Personality: Doris Walker Woodson
Spotlight on Maymont House Benevolent Society Award winner
12/23/2016, 5:45 p.m.
Doris Walker Woodson was reluctant when asked to be the community outreach coordinator for Maymont’s project to tell the story of the people who worked as domestic servants for the Dooley family that built and owned the 100-acre Richmond estate from 1893 to 1925.
But Ms. Woodson accepted. And today, 17 years later, she’s glad she did.
Maymont’s project became the exhibition, “In Service & Beyond,” that gives visitors an understanding of the people who kept the Dooley Mansion operating and made the family’s lavish lifestyle possible.
The exhibit also tells the story of Ms. Woodson’s family. Her grandmother, Frances Twiggs Walker, was head cook for the Dooley family, working in the basement kitchen from 1919 to 1925. Ms. Woodson’s mother, also named Frances, worked as an assistant cook.
Ms. Woodson was honored Dec. 1 by the Maymont Council with the 2016 Maymont House Benevolent Society Award, which recognizes individuals who have shown a distinguished commitment to advancing the cause of Maymont’s preservation.
Ms. Woodson was honored for her contributions in helping to develop “In Service & Beyond,” which opened in 2005, and her presentations to groups across Virginia offering an in-depth view of life at Maymont. She also organized two reunions for descendants of Maymont’s domestic workers, which were attended by more than 150 people from across the country.
Ms. Woodson’s volunteer efforts as community outreach coordinator were buttressed by her volunteer service for two terms on the Maymont Foundation Board of Directors from 2003 to 2009.
“Thanks to Doris’ contributions, the Maymont Mansion offers our guests a much richer, more insightful and more honest presentation of life in America’s Gilded Age,” said Dale Wheary, Maymont’s curator and director of historical collections and programs.
During the presentation, Ms. Woodson was extolled by Anne Innes, the Maymont Council president, as the “living link to the history of this special place.”
“My family did not talk a lot about their work for the Dooleys. Domestic work was not a source of pride,” says Ms. Woodson, an artist and retired professor of fine arts at Virginia State University. “But as I worked on the project, I began to appreciate my family’s hard work and contribution. I benefited from their work,” she says.

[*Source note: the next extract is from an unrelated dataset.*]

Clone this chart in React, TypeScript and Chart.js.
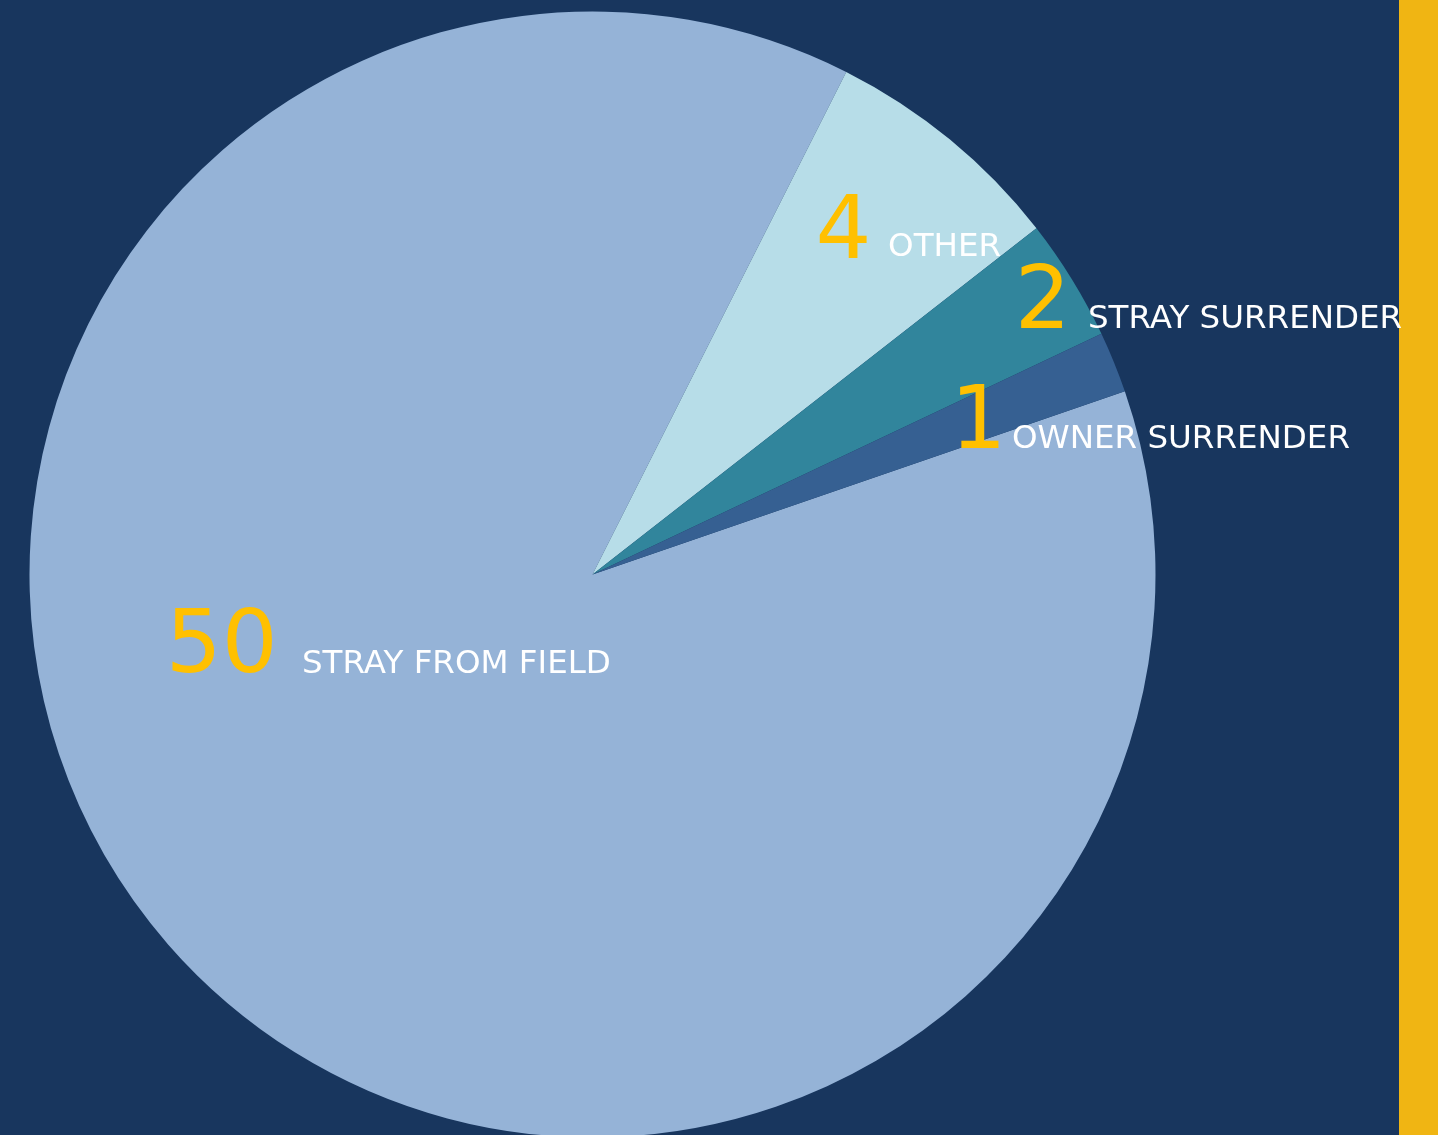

Meet this week’s community volunteer and Personality, Doris Walker Woodson:
Latest honor: Recipient of 2016 Maymont House Benevolent Society Award.
Work I did before retiring: Professor of fine arts at Virginia State University for 30 years, retiring in 1991.
Date and place of birth: Jan. 13 in Richmond.
Current residence: Westminster Canterbury Richmond, a retirement community.
Education: Bachelor’s of fine arts, Xavier University, and master’s of fine arts, Virginia Commonwealth University.
Family: Four sons, Bernard R. Woodson III, Wayne E. Woodson, Gerald A. Woodson and Gregory B. Woodson; 15 grandchildren; and 22 great-grandchildren.
Meaning of award to me: I am very honored and very humbled. This honor was one of the highlights of my life. It was so unexpected! I was so nervous, I practiced what I was going to say several times. But just before it was time for me to speak, I forgot all of it.